==== COLLECTED MATERIAL
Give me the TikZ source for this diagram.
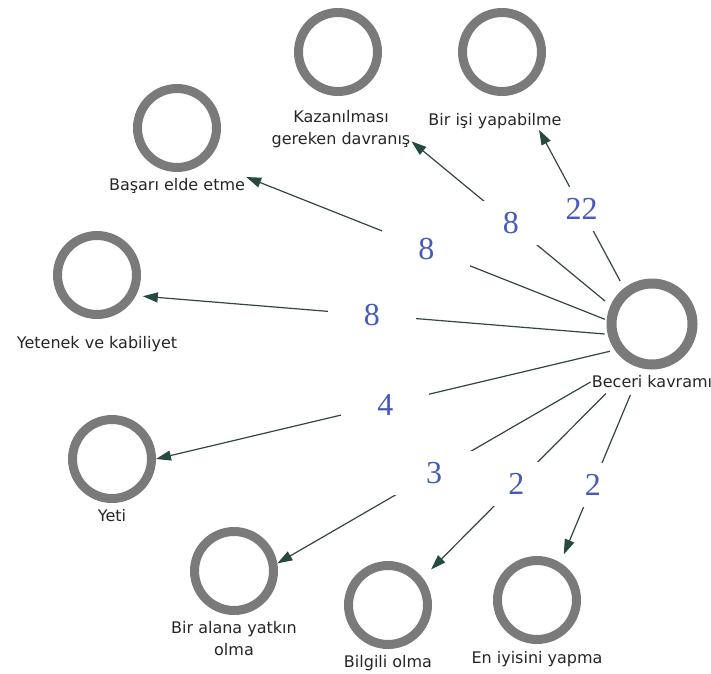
\documentclass[tikz,border=0pt]{standalone}
\usepackage{fontspec}
\setmainfont{DejaVu Sans}
\newfontfamily\numfont{Liberation Serif}
\usetikzlibrary{positioning, arrows.meta, calc}
\definecolor{ring}{HTML}{7A7A7A}
\definecolor{wire}{HTML}{34453F}
\definecolor{tip}{HTML}{264A42}
\definecolor{numblue}{HTML}{4659BD}

\begin{document}
\begin{tikzpicture}[x=1pt, y=-1pt, font=\fontsize{16}{22}\selectfont,
  ringnode/.style={circle, draw=ring, line width=9pt, minimum size=79pt, inner sep=0pt},
  hub/.style={ringnode, line width=10pt, minimum size=81pt},
  caption/.style={inner sep=1pt, align=center, text=black!85},
  link/.style={wire, line width=1.2pt, -{Triangle[length=15pt, width=10pt, color=tip]}},
  tally/.style={fill=white, minimum width=88pt, minimum height=44pt, inner sep=0pt,
    font=\numfont\fontsize{32}{32}\selectfont, text=numblue}
]
  \useasboundingbox (0,0) rectangle (711,673);

  % circles
  \node[hub] (bec) at (652,324) {};
  \node[ringnode] (yap) at (502,52) {};
  \node[ringnode] (kaz) at (338,52) {};
  \node[ringnode] (bas) at (177,128) {};
  \node[ringnode] (yet) at (97,275) {};
  \node[ringnode] (yeti) at (112,459) {};
  \node[ringnode] (alan) at (234,571) {};
  \node[ringnode] (bil) at (388,605) {};
  \node[ringnode] (eni) at (537,600) {};

  % captions under the circles
  \node[caption, below=5pt of bec] (bec-t) {Beceri kavramı};
  \node[caption, below=16pt of yap, xshift=-7pt] (yap-t) {Bir işi yapabilme};
  \node[caption, below=13pt of kaz, xshift=3pt] (kaz-t) {Kazanılması\\gereken davranış};
  \node[caption, below=5pt of bas] (bas-t) {Başarı elde etme};
  \node[caption, below=16pt of yet] (yet-t) {Yetenek ve kabiliyet};
  \node[caption, below=5pt of yeti] (yeti-t) {Yeti};
  \node[caption, below=5pt of alan] (alan-t) {Bir alana yatkın\\olma};
  \node[caption, below=5pt of bil] (bil-t) {Bilgili olma};
  \node[caption, below=6pt of eni] (eni-t) {En iyisini yapma};

  % links with their counts
  \draw[link, shorten <=8pt] (bec.128) -- node[tally] {22} ($(yap-t.south)!0.65!(yap-t.south east)$);
  \draw[link, shorten <=7pt] (bec.156) -- node[tally] {8} (kaz-t.-10);
  \draw[link, shorten <=2pt] (bec.175) -- node[tally] {8} (bas-t.north east);
  \draw[link, shorten <=3pt, shorten >=7pt] (bec.193) -- node[tally] {8} (yet.-28);
  \draw[link, shorten <=5pt] (bec.215) -- node[tally] {4} (yeti.east);
  \draw[link] (bec-t.west) -- node[tally] {3} (alan.10);
  \draw[link, shorten <=6pt, shorten >=12pt] (bec-t.-170) -- node[tally] {2} (bil.38);
  \draw[link, shorten <=6pt, shorten >=9pt] (bec-t.-159) -- node[tally, pos=0.55] {2} (eni.58);
\end{tikzpicture}
\end{document}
========
Take the lines from the start of the material to the line with "(eni) at (537,600)", both included, and transcribe them exactly without the pictures.

Give me the TikZ source for this diagram.
\documentclass[tikz,border=0pt]{standalone}
\usepackage{fontspec}
\setmainfont{DejaVu Sans}
\newfontfamily\numfont{Liberation Serif}
\usetikzlibrary{positioning, arrows.meta, calc}
\definecolor{ring}{HTML}{7A7A7A}
\definecolor{wire}{HTML}{34453F}
\definecolor{tip}{HTML}{264A42}
\definecolor{numblue}{HTML}{4659BD}

\begin{document}
\begin{tikzpicture}[x=1pt, y=-1pt, font=\fontsize{16}{22}\selectfont,
  ringnode/.style={circle, draw=ring, line width=9pt, minimum size=79pt, inner sep=0pt},
  hub/.style={ringnode, line width=10pt, minimum size=81pt},
  caption/.style={inner sep=1pt, align=center, text=black!85},
  link/.style={wire, line width=1.2pt, -{Triangle[length=15pt, width=10pt, color=tip]}},
  tally/.style={fill=white, minimum width=88pt, minimum height=44pt, inner sep=0pt,
    font=\numfont\fontsize{32}{32}\selectfont, text=numblue}
]
  \useasboundingbox (0,0) rectangle (711,673);

  % circles
  \node[hub] (bec) at (652,324) {};
  \node[ringnode] (yap) at (502,52) {};
  \node[ringnode] (kaz) at (338,52) {};
  \node[ringnode] (bas) at (177,128) {};
  \node[ringnode] (yet) at (97,275) {};
  \node[ringnode] (yeti) at (112,459) {};
  \node[ringnode] (alan) at (234,571) {};
  \node[ringnode] (bil) at (388,605) {};
  \node[ringnode] (eni) at (537,600) {};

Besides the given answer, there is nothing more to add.